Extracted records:
━━━
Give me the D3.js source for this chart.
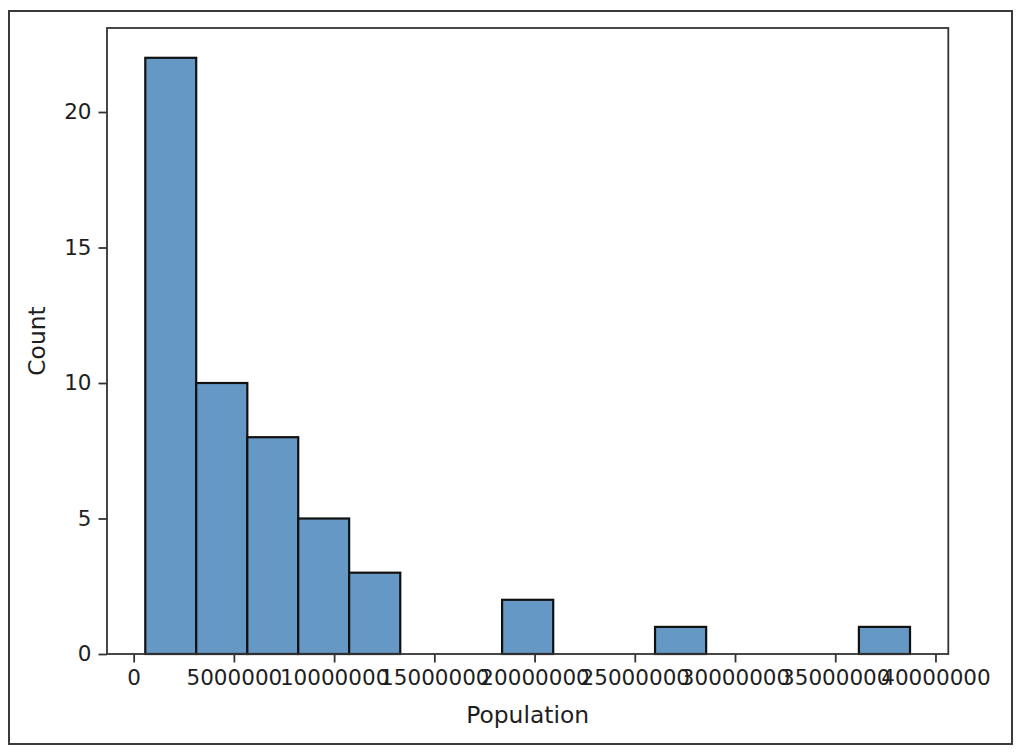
<!DOCTYPE html>
<html>
<head>
<meta charset="utf-8">
<script src="https://cdn.jsdelivr.net/npm/d3@7"></script>
<style>
  html, body { margin: 0; padding: 0; background: #fff; }
  svg { display: block; }
  text { font-family: "DejaVu Sans", sans-serif; fill: #1e1e1e; }
</style>
</head>
<body>
<svg id="chart" width="1024" height="755"></svg>
<script>
// Histogram bin edges (population)
const binEdges = [580000, 3120000, 5670000, 8210000, 10750000, 13300000, 15840000,
  18380000, 20930000, 23470000, 26010000, 28560000, 31100000, 33640000, 36180000, 38730000];
// Count in each bin
const binCounts = [22, 10, 8, 5, 3, 0, 0, 2, 0, 0, 1, 0, 0, 0, 1];
// Tick values
const xTicks = [0, 5000000, 10000000, 15000000, 20000000, 25000000, 30000000, 35000000, 40000000];
const yTicks = [0, 5, 10, 15, 20];
const xLabel = "Population";
const yLabel = "Count";

(function () {
const svg = d3.select("#chart");
const mLeft = 107, mRight = 948.3, mTop = 28, mBottom = 654;

// outer frame
svg.append("rect").attr("x", 9).attr("y", 11).attr("width", 1003).attr("height", 733)
  .attr("fill", "none").attr("stroke", "#3a3a3a").attr("stroke-width", 2);

const x = d3.scaleLinear().domain([-1330000, 40640000]).range([mLeft, mRight]);
const y = d3.scaleLinear().domain([0, 23.1]).range([mBottom, mTop]);

const bins = binCounts.map((c, i) => ({ x0: binEdges[i], x1: binEdges[i + 1], c }));

svg.append("g").selectAll("rect").data(bins.filter(d => d.c > 0)).join("rect")
  .attr("x", d => x(d.x0))
  .attr("y", d => y(d.c))
  .attr("width", d => x(d.x1) - x(d.x0))
  .attr("height", d => y(0) - y(d.c))
  .attr("fill", "#6598c4")
  .attr("stroke", "#111")
  .attr("stroke-width", 2.2);

const fs = "21.5px";
const lfs = "23.4px";

const xAxis = svg.append("g").attr("transform", `translate(0,${mBottom})`)
  .call(d3.axisBottom(x).tickValues(xTicks).tickFormat(d3.format("d")).tickSize(8.5).tickPadding(7));
const yAxis = svg.append("g").attr("transform", `translate(${mLeft},0)`)
  .call(d3.axisLeft(y).tickValues(yTicks).tickFormat(d3.format("d")).tickSize(8.5).tickPadding(7));

[xAxis, yAxis].forEach(g => {
  g.select(".domain").remove();
  g.selectAll("line").attr("stroke", "#333").attr("stroke-width", 1.8);
  g.selectAll("text").style("font-size", fs).attr("fill", "#1e1e1e")
    .style("font-family", "'DejaVu Sans', sans-serif");
});

// axes frame
svg.append("rect").attr("x", mLeft).attr("y", mTop).attr("width", mRight - mLeft).attr("height", mBottom - mTop)
  .attr("fill", "none").attr("stroke", "#333").attr("stroke-width", 1.8);

svg.append("text").attr("x", (mLeft + mRight) / 2).attr("y", 723)
  .attr("text-anchor", "middle").style("font-size", lfs).text(xLabel);

svg.append("text").attr("transform", `translate(45,${(mTop + mBottom) / 2}) rotate(-90)`)
  .attr("text-anchor", "middle").style("font-size", lfs).text(yLabel);
})();
</script>
</body>
</html>
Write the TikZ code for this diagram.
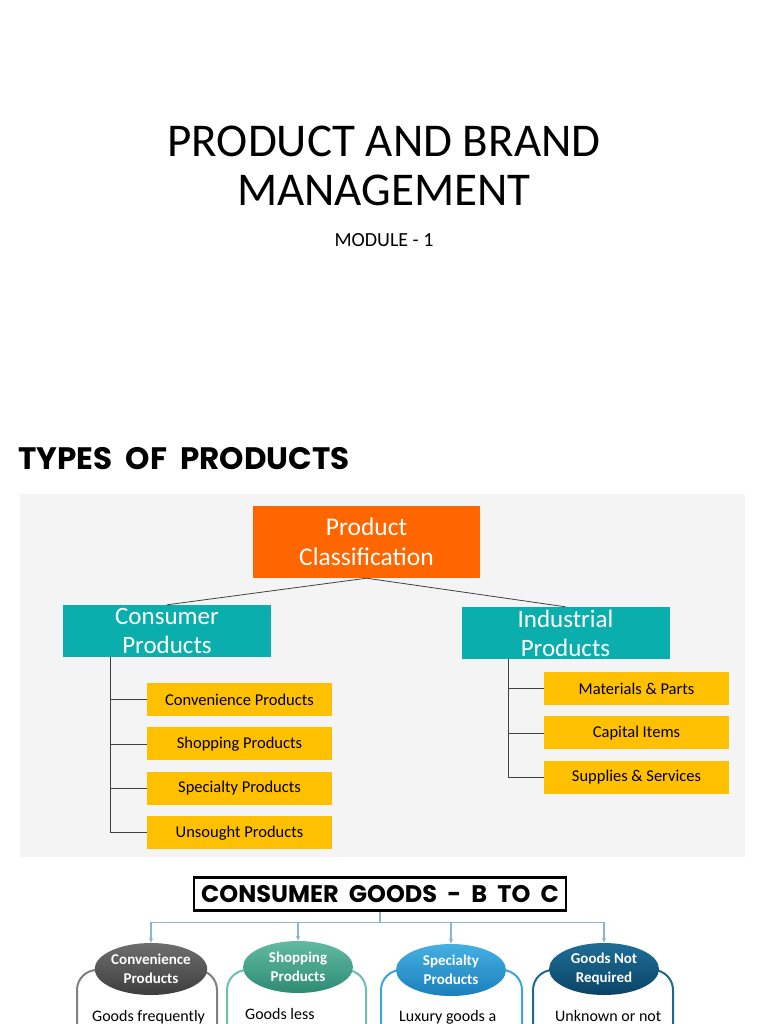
\documentclass[tikz,border=0pt]{standalone}
\usepackage{fontspec}
\setmainfont{Carlito}
\newfontfamily\decofont{Poppins}
\usetikzlibrary{positioning,arrows.meta,shapes.geometric}
\definecolor{panelgray}{HTML}{F4F4F4}
\definecolor{pcorange}{HTML}{FF6600}
\definecolor{tealbox}{HTML}{0AAFAD}
\definecolor{goldbox}{HTML}{FFC000}
\definecolor{busblue}{HTML}{8DB3D6}
\definecolor{convtop}{HTML}{6E6E6E}
\definecolor{convbot}{HTML}{3E3E3E}
\definecolor{convline}{HTML}{808080}
\definecolor{shoptop}{HTML}{62BAA2}
\definecolor{shopbot}{HTML}{2E8B74}
\definecolor{shopline}{HTML}{6CC0AD}
\definecolor{spectop}{HTML}{45B0E2}
\definecolor{specbot}{HTML}{1B7FBB}
\definecolor{specline}{HTML}{3EA5D8}
\definecolor{nreqtop}{HTML}{1F6E97}
\definecolor{nreqbot}{HTML}{0A4466}
\definecolor{nreqline}{HTML}{1E6990}

\begin{document}
\begin{tikzpicture}[
  x=1pt, y=-1pt,
  node distance=11pt and 6pt,
  box/.style={inner sep=0pt, align=center},
  topbox/.style={box, fill=pcorange, text=white, minimum width=227pt, minimum height=72pt, font=\fontsize{25.5}{30}\selectfont},
  grpbox/.style={box, fill=tealbox, text=white, minimum width=208pt, minimum height=52pt, font=\fontsize{25}{29}\selectfont},
  itembox/.style={box, fill=goldbox, minimum width=185pt, minimum height=33pt, font=\fontsize{16.5}{18}\selectfont},
  tree/.style={draw=black!75, line width=0.8pt},
  bus/.style={draw=busblue, line width=1.2pt},
  arr/.style={bus, -{Stealth[length=5pt, width=4pt]}},
  ell/.style={ellipse, inner sep=0pt, text=white, align=center, minimum width=110pt, minimum height=52pt, font=\bfseries\fontsize{15}{19}\selectfont},
  card/.style={line width=2pt, fill=white, rounded corners=20pt},
  body/.style={anchor=base west, inner sep=0pt, font=\fontsize{16}{19}\selectfont},
  deco/.style={font=\decofont\bfseries\fontsize{31}{32}\selectfont, inner sep=0pt}
]
\useasboundingbox (0,0) rectangle (768,1024);
\fill[white] (0,0) rectangle (768,1024);

\node[align=center, font=\fontsize{47}{49}\selectfont] (title) at (384,166) {PRODUCT AND BRAND\\MANAGEMENT};
\node[font=\fontsize{20}{24}\selectfont] (module) at (384,240) {MODULE - 1};

\node[deco, anchor=west] (types) at (18,459) {TYPES\ \ OF\ \ PRODUCTS};

\fill[panelgray] (20,494) rectangle (745,857);

\node[topbox] (pc) at (366.5,542) {Product\\Classification};
\node[grpbox] (cons) at (167,631) {Consumer\\Products};
\node[grpbox] (ind) at (565.5,633) {Industrial\\Products};

\node[itembox] (c1) at (239.5,699.5) {Convenience Products};
\node[itembox, below=of c1] (c2) {Shopping\ Products};
\node[itembox, below=of c2] (c3) {Specialty Products};
\node[itembox, below=of c3] (c4) {Unsought Products};

\node[itembox] (i1) at (636.5,688.5) {Materials \& Parts};
\node[itembox, below=of i1] (i2) {Capital Items};
\node[itembox, below=of i2] (i3) {Supplies \& Services};

\draw[tree] (pc.south) -- (cons.north);
\draw[tree] (pc.south) -- (ind.north);

\coordinate (ctrunk) at ([xshift=48pt]cons.south west);
\coordinate (itrunk) at ([xshift=47pt]ind.south west);
\draw[tree] (ctrunk) |- (c4.west);
\foreach \i in {1,2,3}
  \draw[tree] (c\i.west) -- (c\i.west -| ctrunk);
\draw[tree] (itrunk) |- (i3.west);
\foreach \i in {1,2}
  \draw[tree] (i\i.west) -- (i\i.west -| itrunk);

\node[deco, font=\decofont\bfseries\fontsize{24}{26}\selectfont, draw, line width=2.6pt, fill=white, minimum width=372pt, minimum height=33pt] (cg) at (380,894) {CONSUMER\ \ GOODS\ \ -\ \ B\ \ TO\ \ C};

\draw[card, draw=convline] (77,1030) -- (77,970) -- (217,970) -- (217,1030);
\draw[card, draw=shopline] (227,1030) -- (227,970) -- (366,970) -- (366,1030);
\draw[card, draw=specline] (381,1030) -- (381,970) -- (522,970) -- (522,1030);
\draw[card, draw=nreqline] (533,1030) -- (533,970) -- (673,970) -- (673,1030);

\node[ell, top color=convtop, bottom color=convbot] (e1) at (151,969) {Convenience\\Products};
\node[ell, top color=shoptop, bottom color=shopbot] (e2) at (298,967) {Shopping\\Products};
\node[ell, top color=spectop, bottom color=specbot] (e3) at (451,970) {Specialty\\Products};
\node[ell, top color=nreqtop, bottom color=nreqbot] (e4) at (604,969) {Goods Not\\Required};

\coordinate (hub) at ([yshift=-11pt]cg.south);
\draw[bus] (cg.south) -- (hub);
\foreach \e in {e1,e2,e3,e4}
  \draw[arr] (hub) -| (\e.north);

\node[body] (t1) at (92,1021) {Goods frequently};
\node[body] (t2) at (245,1019) {Goods less};
\node[body] (t3) at (399,1021) {Luxury goods a};
\node[body] (t4) at (555,1021) {Unknown or not};
\end{tikzpicture}
\end{document}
━━━
## Task prompt:
Your task is to quote, unchanged, only the lines from the line bearing "Write the TikZ code for this diagram." through the line bearing "(20,494) rectangle (745,857);"; the pictures are not part of the copy.

## Response:
Write the TikZ code for this diagram.
\documentclass[tikz,border=0pt]{standalone}
\usepackage{fontspec}
\setmainfont{Carlito}
\newfontfamily\decofont{Poppins}
\usetikzlibrary{positioning,arrows.meta,shapes.geometric}
\definecolor{panelgray}{HTML}{F4F4F4}
\definecolor{pcorange}{HTML}{FF6600}
\definecolor{tealbox}{HTML}{0AAFAD}
\definecolor{goldbox}{HTML}{FFC000}
\definecolor{busblue}{HTML}{8DB3D6}
\definecolor{convtop}{HTML}{6E6E6E}
\definecolor{convbot}{HTML}{3E3E3E}
\definecolor{convline}{HTML}{808080}
\definecolor{shoptop}{HTML}{62BAA2}
\definecolor{shopbot}{HTML}{2E8B74}
\definecolor{shopline}{HTML}{6CC0AD}
\definecolor{spectop}{HTML}{45B0E2}
\definecolor{specbot}{HTML}{1B7FBB}
\definecolor{specline}{HTML}{3EA5D8}
\definecolor{nreqtop}{HTML}{1F6E97}
\definecolor{nreqbot}{HTML}{0A4466}
\definecolor{nreqline}{HTML}{1E6990}

\begin{document}
\begin{tikzpicture}[
  x=1pt, y=-1pt,
  node distance=11pt and 6pt,
  box/.style={inner sep=0pt, align=center},
  topbox/.style={box, fill=pcorange, text=white, minimum width=227pt, minimum height=72pt, font=\fontsize{25.5}{30}\selectfont},
  grpbox/.style={box, fill=tealbox, text=white, minimum width=208pt, minimum height=52pt, font=\fontsize{25}{29}\selectfont},
  itembox/.style={box, fill=goldbox, minimum width=185pt, minimum height=33pt, font=\fontsize{16.5}{18}\selectfont},
  tree/.style={draw=black!75, line width=0.8pt},
  bus/.style={draw=busblue, line width=1.2pt},
  arr/.style={bus, -{Stealth[length=5pt, width=4pt]}},
  ell/.style={ellipse, inner sep=0pt, text=white, align=center, minimum width=110pt, minimum height=52pt, font=\bfseries\fontsize{15}{19}\selectfont},
  card/.style={line width=2pt, fill=white, rounded corners=20pt},
  body/.style={anchor=base west, inner sep=0pt, font=\fontsize{16}{19}\selectfont},
  deco/.style={font=\decofont\bfseries\fontsize{31}{32}\selectfont, inner sep=0pt}
]
\useasboundingbox (0,0) rectangle (768,1024);
\fill[white] (0,0) rectangle (768,1024);

\node[align=center, font=\fontsize{47}{49}\selectfont] (title) at (384,166) {PRODUCT AND BRAND\\MANAGEMENT};
\node[font=\fontsize{20}{24}\selectfont] (module) at (384,240) {MODULE - 1};

\node[deco, anchor=west] (types) at (18,459) {TYPES\ \ OF\ \ PRODUCTS};

\fill[panelgray] (20,494) rectangle (745,857);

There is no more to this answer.